Monday, December 13, 2010

i don't get it

so, i'm pretty annoyed and angry at this moment. i thought i'd step away from the work email and take a break to blog for a bit. not like i won't be making up any time i take off with my first meeting starting at 6am tomorrow.

fun times. fun times.

i'm waiting for my internet access in my new apartment to be set up, so in the meantime, i've been working from one of my closest friend's apartment in hayes valley while he is at work.


i must admit that it feels a bit funny and weird to be working from here without calming presence of the cuddle monster.....

and seeing his bed is empty. i usually drag his bed so that it is underneath the kitchen table so he can sit on my feet while i work. i know that the cuddle monster isn't my dog, but it is quite easy to get attached to him.

as i didn't bring my lunch with me from home today, i stepped out to visit the arlequin cafe to grab some stuff "to go" and bring back to the borrowed work space. i ended up choosing the mac n' cheese, a side of brussels sprouts, and their version of a beignet stuffed with custard.

somehow, it all seems oddly appropriate that i was thinking about people and responsibility while i was eating my lunch.....


because that is EXACTLY what i am thinking about right now and what has made me rather angry with someone(s) that i've come across recently in a work situation.




rationally, i understand that not everyone takes responsibility for their actions....in particular....for their mistakes and errors....yet, it doesn't seem to piss me off any less. people that refuse to take responsibility for their actions seems to be a re-occurring theme that i've been coming across in my life over the past few weeks.

during the times that i've fucked up, i'm the first one to say that i've fucked up.

immediately.

i see this as a non-negotiable on my part.

also, if there was an error or mistake on the part of my team, i am also the first to acknowledge the error and i ensure the member of my team take responsibility for it as well. i'm a big proponent of public praise and acknowledgment......as well as trying my best to catch mistakes (or potential mistakes) before they go public and provide constructive feedback in private. sometimes you have to give members of your team the space to make mistakes and ensure that those mistakes and subsequent feedback happen in private. however, during the times when the mistakes/errors have gone public re: my team, then i make sure that we all share the responsibility.

not like that is any fun.

personally, it is one of the rather irksome things about running a team. from my perspective, when someone on my team messes up, then i am also partially responsible for it...even if i had no involvement. just writing that down...knowing what a perfectionist i can be at work...totally rankles and i can feel myself grinding my teeth just thinking about it. (yes, i know the blog has errors in it all of the time but the blog isn't my professional work.)

i don't see it is a two way thing either.

if i mess up as the team leader, then i take full responsibility for it alone. i may not enjoy it, but i understand what my responsibilities and duties are. i also make certain that my team fully understands that if they fuck up, then it is all of us that take responsibility.

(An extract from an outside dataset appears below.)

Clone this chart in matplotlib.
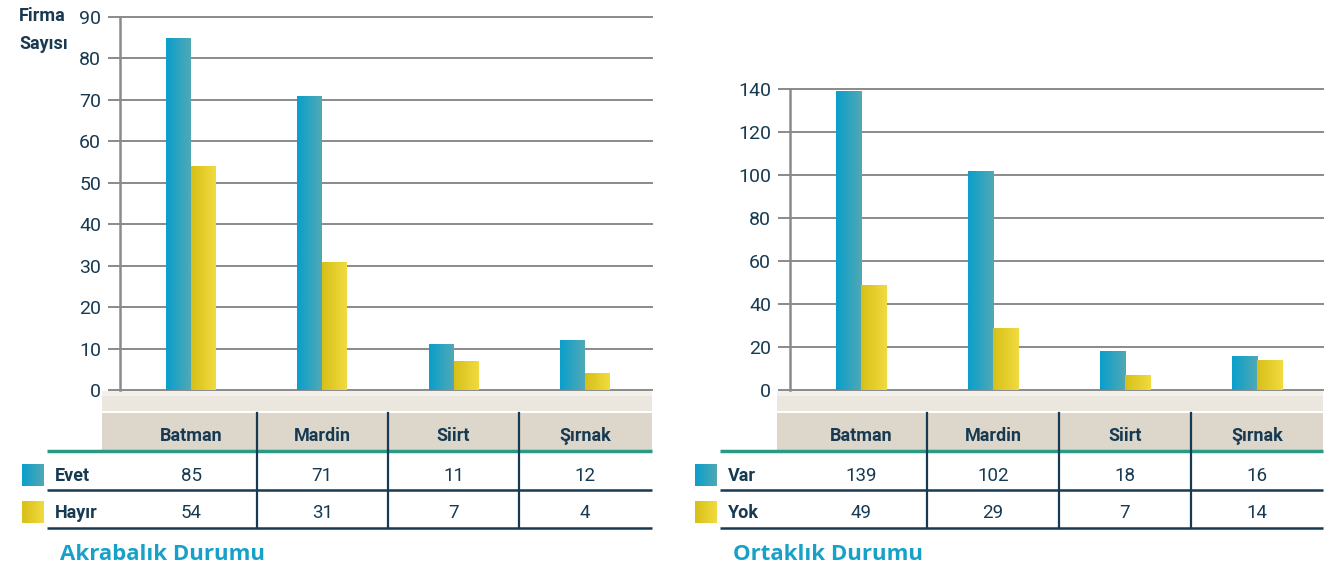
import numpy as np
import matplotlib.pyplot as plt
from matplotlib.patches import Rectangle

cities = ['Batman', 'Mardin', 'Siirt', 'Şırnak']
evet = [85, 71, 11, 12]
hayir = [54, 31, 7, 4]
var = [139, 102, 18, 16]
yok = [49, 29, 7, 14]

NAVY = '#173a52'
GRID = '#8a8a8a'
TEAL = '#2a9a85'
TITLE = '#17a1c9'
NUM_FONT = ['Roboto', 'DejaVu Sans']
TITLE_FONT = ['Open Sans', 'DejaVu Sans']

W, H = 1343, 568
fig = plt.figure(figsize=(W / 100, H / 100), dpi=100)
bg = fig.add_axes([0, 0, 1, 1])
bg.set_xlim(0, W)
bg.set_ylim(H, 0)
bg.axis('off')

blue_grad = np.array([[[11, 159, 203], [80, 168, 181]]]) / 255.0
yellow_grad = np.array([[[216, 192, 24], [240, 218, 62]]]) / 255.0


def ramp(grad):
    return np.linspace(0, 1, 20)[None, :, None] * (grad[:, 1:] - grad[:, :1]) + grad[:, :1]


def grad_bars(ax, bars, grad):
    for b in bars:
        x0, y0 = b.get_x(), b.get_y()
        x1, y1 = x0 + b.get_width(), y0 + b.get_height()
        im = ax.imshow(ramp(grad), extent=[x0, x1, y0, y1], aspect='auto',
                       zorder=3, interpolation='bilinear')
        im.set_clip_path(b)


def panel(L, R, first, step, ymax, ystep, s1, s2, n1, n2, x0tab, xhead, title, ytop):
    ax = fig.add_axes([L / W, (H - 390) / H, (R - L) / W, (390 - ytop) / H])
    ax.patch.set_alpha(0)
    x = np.arange(len(cities))
    bw = 0.19
    b1 = ax.bar(x - bw / 2, s1, bw, color='#1aa0c8', zorder=2)
    b2 = ax.bar(x + bw / 2, s2, bw, color='#e2cb2a', zorder=2)
    grad_bars(ax, b1, blue_grad)
    grad_bars(ax, b2, yellow_grad)
    ax.set_xlim(-(first - L) / step, (R - first) / step)
    ax.set_ylim(0, ymax)
    ax.set_yticks(np.arange(0, ymax + 1, ystep))
    ax.set_xticks([])
    ax.yaxis.grid(True, color=GRID, lw=1.4)
    ax.set_axisbelow(True)
    for s in ['top', 'right', 'bottom']:
        ax.spines[s].set_visible(False)
    ax.spines['left'].set_color(GRID)
    ax.spines['left'].set_linewidth(1.8)
    ax.tick_params(axis='y', length=8.6, width=1.4, color=GRID, pad=5,
                   labelsize=14, labelcolor=NAVY)
    for t in ax.get_yticklabels():
        t.set_family(NUM_FONT)
    for g in ax.get_ygridlines():
        g.set_clip_on(False)

    # floor band and header
    bg.add_patch(Rectangle((xhead, 391), R - xhead, 20, color='#ebe7df', lw=0))
    bg.add_patch(Rectangle((xhead, 391), R - xhead, 5, color='#f2f0eb', lw=0))
    bg.add_patch(Rectangle((xhead, 413), R - xhead, 38, color='#ddd6cb', lw=0))
    bg.plot([x0tab, R], [451, 451], color=TEAL, lw=2.5, solid_capstyle='butt')
    bg.plot([x0tab, R], [490, 490], color=NAVY, lw=1.8, solid_capstyle='butt')
    bg.plot([x0tab, R], [528, 528], color=NAVY, lw=1.8, solid_capstyle='butt')
    for i in range(len(cities) - 1):
        xs = first + (i + 0.5) * step
        bg.plot([xs, xs], [413, 528], color=NAVY, lw=1.6)
    for i, c in enumerate(cities):
        xc = first + i * step
        bg.text(xc, 436, c, ha='center', va='center', fontsize=13, fontweight='bold',
                color=NAVY, family=NUM_FONT)
        bg.text(xc, 476, str(s1[i]), ha='center', va='center', fontsize=13.5,
                color=NAVY, family=NUM_FONT)
        bg.text(xc, 513, str(s2[i]), ha='center', va='center', fontsize=13.5,
                color=NAVY, family=NUM_FONT)
    # legend swatches
    sx = x0tab - 25
    for yy, grad in [(464, blue_grad), (501, yellow_grad)]:
        bg.imshow(ramp(grad), extent=[sx, sx + 22, yy + 22, yy], aspect='auto',
                  interpolation='bilinear')
    bg.text(x0tab + 8, 476, n1, ha='left', va='center', fontsize=13, fontweight='bold',
            color=NAVY, family=NUM_FONT)
    bg.text(x0tab + 8, 513, n2, ha='left', va='center', fontsize=13, fontweight='bold',
            color=NAVY, family=NUM_FONT)
    bg.text(x0tab + 13, 554, title, ha='left', va='center', fontsize=16, fontweight='bold',
            color=TITLE, family=TITLE_FONT)
    return ax


panel(120, 652, 191, 131.3, 90, 10, evet, hayir, 'Evet', 'Hayır', 47, 102, 'Akrabalık Durumu', 17)
panel(790, 1323, 861, 132, 140, 20, var, yok, 'Var', 'Yok', 720, 777, 'Ortaklık Durumu', 89)

bg.set_xlim(0, W)
bg.set_ylim(H, 0)
bg.text(19, 16, 'Firma', ha='left', va='center', fontsize=13, fontweight='bold',
        color=NAVY, family=NUM_FONT)
bg.text(19, 44, 'Sayısı', ha='left', va='center', fontsize=13, fontweight='bold',
        color=NAVY, family=NUM_FONT)

fig.savefig('out.png', dpi=100)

i call it "being an adult"....you know, taking responsibility for one's actions. there are no babies on my team...myself included.

this really shouldn't be an alien concept.

i've had this perspective even when i was a teenager working at some pretty crap jobs or running student organizations at university. in the beginning, i was so idealistic and believed that everyone else had this perspective as well. the older i get, the more industries i am in, and the more people i work with, the more i realize that not everyone has this perspective....in fact...that there are those that will try to blatantly lie...even when you have clear evidence that points to them lying....which.... i look at the situation with complete disbelief... before i lay out the evidence in a very factual precise manner. i'm not afraid of conflict and those that lie just piss me off even more.

i just don't get it. i don't get people that don't take responsibility for themselves. i don't think i ever will.